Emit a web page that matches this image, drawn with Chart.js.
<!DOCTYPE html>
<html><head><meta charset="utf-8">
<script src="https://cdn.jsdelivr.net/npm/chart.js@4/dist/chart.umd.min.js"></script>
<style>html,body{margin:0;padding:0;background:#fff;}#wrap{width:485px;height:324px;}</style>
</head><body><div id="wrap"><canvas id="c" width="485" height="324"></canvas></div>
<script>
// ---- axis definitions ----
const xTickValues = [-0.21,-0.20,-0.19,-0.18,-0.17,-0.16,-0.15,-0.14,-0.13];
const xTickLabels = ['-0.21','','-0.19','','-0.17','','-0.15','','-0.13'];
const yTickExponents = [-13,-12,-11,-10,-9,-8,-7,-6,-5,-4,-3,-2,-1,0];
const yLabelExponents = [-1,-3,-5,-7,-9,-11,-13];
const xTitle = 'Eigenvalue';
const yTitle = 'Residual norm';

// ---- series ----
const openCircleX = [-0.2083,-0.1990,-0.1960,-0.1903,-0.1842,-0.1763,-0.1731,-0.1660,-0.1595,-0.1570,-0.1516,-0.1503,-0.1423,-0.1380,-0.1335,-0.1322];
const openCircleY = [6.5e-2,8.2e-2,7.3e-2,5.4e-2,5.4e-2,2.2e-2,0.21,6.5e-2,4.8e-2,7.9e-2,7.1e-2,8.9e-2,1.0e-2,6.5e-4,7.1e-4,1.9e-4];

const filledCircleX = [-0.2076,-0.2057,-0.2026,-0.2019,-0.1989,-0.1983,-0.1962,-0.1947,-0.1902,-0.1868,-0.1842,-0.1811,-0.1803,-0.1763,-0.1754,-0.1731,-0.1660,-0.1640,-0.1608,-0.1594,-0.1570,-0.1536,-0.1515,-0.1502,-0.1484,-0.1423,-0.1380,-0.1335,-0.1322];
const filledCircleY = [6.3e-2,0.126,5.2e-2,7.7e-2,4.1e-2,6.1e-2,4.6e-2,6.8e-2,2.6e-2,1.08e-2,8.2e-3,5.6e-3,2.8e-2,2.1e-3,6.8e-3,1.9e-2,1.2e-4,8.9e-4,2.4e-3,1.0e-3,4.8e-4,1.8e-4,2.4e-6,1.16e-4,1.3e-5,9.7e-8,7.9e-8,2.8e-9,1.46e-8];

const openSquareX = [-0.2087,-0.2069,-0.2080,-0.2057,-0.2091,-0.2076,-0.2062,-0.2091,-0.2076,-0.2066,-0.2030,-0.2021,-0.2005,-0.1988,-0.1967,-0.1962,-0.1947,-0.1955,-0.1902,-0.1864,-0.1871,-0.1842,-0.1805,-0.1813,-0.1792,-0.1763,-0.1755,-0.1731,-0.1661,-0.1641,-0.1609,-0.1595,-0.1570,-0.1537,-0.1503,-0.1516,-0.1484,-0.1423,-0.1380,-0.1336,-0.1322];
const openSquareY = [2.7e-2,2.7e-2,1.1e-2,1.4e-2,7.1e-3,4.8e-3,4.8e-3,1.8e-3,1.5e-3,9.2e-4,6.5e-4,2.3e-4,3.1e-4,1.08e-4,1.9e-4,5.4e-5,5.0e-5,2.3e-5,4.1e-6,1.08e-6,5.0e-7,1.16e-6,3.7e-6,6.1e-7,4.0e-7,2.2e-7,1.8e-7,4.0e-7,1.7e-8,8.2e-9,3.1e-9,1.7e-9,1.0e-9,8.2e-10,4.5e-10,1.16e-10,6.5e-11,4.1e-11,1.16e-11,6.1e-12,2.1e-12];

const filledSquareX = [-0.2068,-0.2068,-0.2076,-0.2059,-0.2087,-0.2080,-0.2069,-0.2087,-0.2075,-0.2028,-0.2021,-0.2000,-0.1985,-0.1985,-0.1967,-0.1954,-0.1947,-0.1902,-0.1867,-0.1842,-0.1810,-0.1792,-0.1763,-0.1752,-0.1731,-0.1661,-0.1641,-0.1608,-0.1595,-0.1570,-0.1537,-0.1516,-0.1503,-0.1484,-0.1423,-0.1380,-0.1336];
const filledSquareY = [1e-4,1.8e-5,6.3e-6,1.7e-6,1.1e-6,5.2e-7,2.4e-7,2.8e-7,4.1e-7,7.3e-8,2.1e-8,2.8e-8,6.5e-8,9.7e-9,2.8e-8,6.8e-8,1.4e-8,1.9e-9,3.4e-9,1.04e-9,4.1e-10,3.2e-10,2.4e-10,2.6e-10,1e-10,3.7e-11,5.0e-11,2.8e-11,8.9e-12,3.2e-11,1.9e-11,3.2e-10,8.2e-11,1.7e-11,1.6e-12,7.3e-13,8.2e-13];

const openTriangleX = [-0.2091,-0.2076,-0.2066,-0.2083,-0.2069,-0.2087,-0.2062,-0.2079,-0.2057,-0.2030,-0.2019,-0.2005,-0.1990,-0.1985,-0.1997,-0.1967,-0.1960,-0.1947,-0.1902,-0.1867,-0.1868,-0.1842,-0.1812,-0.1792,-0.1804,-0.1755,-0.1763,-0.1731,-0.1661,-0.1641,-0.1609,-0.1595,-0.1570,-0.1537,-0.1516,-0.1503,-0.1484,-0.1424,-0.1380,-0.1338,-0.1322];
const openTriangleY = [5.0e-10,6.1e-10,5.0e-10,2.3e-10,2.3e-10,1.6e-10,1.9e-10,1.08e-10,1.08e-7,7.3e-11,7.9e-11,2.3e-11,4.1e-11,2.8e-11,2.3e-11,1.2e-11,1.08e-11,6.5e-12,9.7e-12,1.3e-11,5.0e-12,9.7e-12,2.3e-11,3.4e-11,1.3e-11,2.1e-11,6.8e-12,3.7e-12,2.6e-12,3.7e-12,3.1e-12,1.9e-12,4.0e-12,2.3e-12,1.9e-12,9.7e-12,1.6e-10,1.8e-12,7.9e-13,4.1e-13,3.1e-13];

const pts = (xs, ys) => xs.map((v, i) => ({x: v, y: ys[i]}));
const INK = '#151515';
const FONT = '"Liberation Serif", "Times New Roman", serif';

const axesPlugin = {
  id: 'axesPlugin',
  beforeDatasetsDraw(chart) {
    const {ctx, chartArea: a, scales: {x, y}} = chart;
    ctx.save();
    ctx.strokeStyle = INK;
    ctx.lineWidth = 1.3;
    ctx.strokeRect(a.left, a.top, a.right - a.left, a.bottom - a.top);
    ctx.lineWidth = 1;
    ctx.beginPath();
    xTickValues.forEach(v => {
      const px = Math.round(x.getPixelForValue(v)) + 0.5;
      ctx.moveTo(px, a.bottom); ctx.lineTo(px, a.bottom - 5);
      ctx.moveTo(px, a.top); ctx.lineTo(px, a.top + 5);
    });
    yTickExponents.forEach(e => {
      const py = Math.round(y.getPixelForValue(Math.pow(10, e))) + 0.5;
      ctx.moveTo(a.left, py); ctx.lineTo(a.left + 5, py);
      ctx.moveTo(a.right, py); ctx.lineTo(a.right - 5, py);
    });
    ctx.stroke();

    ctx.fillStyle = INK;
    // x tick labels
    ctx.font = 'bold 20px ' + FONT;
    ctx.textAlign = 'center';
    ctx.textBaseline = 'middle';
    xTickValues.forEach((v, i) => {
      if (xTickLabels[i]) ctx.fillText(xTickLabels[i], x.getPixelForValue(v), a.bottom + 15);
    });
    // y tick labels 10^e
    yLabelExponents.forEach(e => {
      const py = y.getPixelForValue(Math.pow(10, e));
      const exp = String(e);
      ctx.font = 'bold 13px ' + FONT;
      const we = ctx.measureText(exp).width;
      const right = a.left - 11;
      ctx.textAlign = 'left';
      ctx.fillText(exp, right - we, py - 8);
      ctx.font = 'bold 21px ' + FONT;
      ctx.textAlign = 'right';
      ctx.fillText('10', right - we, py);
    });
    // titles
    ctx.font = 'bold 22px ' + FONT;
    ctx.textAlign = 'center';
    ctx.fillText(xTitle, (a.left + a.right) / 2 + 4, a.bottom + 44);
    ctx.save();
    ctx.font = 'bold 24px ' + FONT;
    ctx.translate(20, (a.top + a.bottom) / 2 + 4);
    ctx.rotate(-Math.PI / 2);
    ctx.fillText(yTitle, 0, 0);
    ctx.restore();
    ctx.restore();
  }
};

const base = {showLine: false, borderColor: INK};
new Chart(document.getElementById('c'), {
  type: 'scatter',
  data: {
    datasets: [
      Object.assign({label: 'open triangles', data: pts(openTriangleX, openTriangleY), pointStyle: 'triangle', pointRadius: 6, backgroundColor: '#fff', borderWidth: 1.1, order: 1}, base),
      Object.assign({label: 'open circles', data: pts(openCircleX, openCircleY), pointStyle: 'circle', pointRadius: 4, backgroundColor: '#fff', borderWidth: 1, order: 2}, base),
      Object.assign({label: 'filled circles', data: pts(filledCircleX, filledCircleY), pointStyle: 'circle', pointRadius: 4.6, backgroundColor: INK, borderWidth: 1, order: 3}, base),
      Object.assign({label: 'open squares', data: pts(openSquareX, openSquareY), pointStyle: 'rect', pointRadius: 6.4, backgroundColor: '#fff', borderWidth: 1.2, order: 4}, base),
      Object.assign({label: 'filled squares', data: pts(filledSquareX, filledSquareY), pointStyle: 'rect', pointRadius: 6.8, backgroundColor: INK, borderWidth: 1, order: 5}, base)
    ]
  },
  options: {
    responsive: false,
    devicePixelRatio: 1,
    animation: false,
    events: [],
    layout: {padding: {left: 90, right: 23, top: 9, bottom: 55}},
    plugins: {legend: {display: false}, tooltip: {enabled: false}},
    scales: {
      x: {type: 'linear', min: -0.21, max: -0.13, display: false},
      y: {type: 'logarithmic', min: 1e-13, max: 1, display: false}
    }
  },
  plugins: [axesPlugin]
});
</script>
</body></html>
---
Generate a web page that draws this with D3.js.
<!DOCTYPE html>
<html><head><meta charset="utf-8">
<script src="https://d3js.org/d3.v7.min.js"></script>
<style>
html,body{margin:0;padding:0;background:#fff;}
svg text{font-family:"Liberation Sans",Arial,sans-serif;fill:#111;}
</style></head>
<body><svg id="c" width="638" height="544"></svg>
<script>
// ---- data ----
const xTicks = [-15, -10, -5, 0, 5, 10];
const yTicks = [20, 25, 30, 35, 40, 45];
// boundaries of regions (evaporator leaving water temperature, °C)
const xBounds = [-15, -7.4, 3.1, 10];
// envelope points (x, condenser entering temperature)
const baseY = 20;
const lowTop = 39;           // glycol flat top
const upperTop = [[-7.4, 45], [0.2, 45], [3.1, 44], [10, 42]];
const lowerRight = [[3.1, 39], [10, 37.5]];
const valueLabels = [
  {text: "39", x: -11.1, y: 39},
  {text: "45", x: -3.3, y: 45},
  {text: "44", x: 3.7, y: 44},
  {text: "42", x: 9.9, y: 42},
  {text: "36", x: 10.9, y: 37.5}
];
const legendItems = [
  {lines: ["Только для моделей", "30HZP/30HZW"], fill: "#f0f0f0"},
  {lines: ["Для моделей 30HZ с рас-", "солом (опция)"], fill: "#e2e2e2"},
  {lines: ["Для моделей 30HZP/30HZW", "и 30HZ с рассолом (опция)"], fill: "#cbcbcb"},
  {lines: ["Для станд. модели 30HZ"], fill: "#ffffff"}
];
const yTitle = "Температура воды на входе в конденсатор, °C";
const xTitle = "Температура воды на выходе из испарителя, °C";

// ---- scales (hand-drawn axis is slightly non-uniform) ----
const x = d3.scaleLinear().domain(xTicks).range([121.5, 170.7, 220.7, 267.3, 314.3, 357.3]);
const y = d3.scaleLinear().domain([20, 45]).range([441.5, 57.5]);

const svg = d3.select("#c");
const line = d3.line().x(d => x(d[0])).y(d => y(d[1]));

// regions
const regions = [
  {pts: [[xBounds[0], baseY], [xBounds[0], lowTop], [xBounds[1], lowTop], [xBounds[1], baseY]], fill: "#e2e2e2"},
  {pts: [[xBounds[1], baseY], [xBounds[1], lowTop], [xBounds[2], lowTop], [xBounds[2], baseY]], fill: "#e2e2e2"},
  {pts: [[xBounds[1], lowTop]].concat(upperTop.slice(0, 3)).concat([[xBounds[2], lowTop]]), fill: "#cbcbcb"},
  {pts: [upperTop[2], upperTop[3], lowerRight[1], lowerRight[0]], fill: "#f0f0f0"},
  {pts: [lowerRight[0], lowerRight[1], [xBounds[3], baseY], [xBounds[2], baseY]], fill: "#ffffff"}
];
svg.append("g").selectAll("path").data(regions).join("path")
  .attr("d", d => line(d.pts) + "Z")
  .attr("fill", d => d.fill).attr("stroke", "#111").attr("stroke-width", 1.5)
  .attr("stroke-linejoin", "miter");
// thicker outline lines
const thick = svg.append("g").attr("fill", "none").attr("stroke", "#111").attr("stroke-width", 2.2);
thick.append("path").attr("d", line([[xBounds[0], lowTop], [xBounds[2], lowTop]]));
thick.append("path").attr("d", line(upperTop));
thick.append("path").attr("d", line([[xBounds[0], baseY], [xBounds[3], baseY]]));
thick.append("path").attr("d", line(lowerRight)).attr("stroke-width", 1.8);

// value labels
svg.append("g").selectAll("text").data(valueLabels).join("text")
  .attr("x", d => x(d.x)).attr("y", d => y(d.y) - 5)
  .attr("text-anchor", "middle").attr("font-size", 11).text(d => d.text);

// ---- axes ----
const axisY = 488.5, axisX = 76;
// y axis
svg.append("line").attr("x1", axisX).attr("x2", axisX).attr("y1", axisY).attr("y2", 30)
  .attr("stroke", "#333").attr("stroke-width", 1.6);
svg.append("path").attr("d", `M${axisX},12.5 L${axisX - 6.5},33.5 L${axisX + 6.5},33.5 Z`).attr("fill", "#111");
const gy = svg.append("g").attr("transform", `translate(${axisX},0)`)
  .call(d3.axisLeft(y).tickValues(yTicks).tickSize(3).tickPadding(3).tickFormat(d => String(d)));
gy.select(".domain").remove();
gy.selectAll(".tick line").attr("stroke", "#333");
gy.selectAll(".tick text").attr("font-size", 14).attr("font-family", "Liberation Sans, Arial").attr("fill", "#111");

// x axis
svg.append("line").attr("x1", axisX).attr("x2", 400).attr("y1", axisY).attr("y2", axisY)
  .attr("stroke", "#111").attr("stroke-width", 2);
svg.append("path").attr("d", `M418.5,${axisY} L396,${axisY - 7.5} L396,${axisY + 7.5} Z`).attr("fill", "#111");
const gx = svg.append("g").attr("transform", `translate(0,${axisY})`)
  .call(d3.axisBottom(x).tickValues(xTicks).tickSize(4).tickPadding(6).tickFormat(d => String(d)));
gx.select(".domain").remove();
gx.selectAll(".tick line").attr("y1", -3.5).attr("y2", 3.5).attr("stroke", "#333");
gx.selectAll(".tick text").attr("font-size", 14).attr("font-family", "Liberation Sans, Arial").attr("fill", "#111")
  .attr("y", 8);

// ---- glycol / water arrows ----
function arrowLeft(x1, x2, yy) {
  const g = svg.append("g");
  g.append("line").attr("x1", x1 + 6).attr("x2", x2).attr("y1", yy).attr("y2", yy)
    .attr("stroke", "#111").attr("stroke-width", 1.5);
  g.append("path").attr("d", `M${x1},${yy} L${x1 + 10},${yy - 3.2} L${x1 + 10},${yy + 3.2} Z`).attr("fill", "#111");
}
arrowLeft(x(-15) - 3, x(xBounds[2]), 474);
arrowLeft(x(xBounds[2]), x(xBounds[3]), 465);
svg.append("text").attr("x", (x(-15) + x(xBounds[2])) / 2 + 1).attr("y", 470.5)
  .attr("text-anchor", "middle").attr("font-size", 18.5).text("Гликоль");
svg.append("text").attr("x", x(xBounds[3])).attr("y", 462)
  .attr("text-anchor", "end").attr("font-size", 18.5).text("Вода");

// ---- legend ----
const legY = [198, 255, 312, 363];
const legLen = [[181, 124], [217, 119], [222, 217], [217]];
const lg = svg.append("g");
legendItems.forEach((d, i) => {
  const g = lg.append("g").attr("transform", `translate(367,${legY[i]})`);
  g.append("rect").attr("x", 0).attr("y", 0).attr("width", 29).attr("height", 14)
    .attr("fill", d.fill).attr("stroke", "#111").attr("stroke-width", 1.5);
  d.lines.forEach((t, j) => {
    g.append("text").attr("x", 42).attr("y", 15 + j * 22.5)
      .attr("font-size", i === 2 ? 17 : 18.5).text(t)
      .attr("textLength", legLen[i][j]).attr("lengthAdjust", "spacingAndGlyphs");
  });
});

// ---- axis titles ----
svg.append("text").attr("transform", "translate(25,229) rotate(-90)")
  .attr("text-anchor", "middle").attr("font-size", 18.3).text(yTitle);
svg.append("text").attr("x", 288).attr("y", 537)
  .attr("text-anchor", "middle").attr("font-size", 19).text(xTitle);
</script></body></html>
---
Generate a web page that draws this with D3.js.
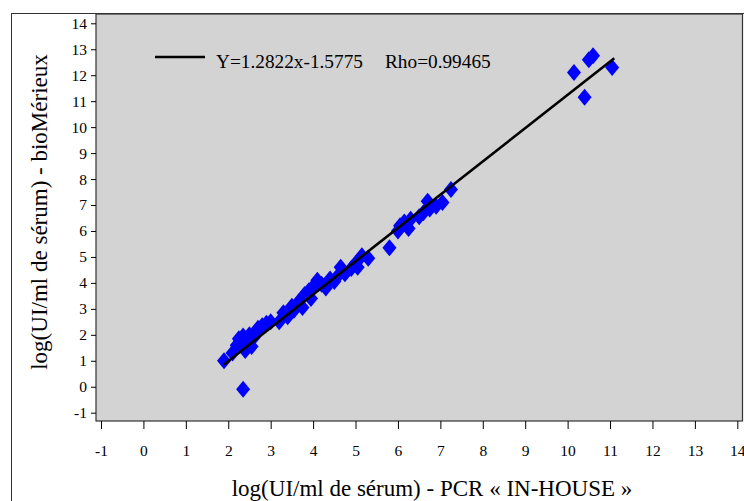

→ Work to do: What is the number of lines in the listing that include the word "drawn"? Give that number and nothing else.

→ Correct output: 2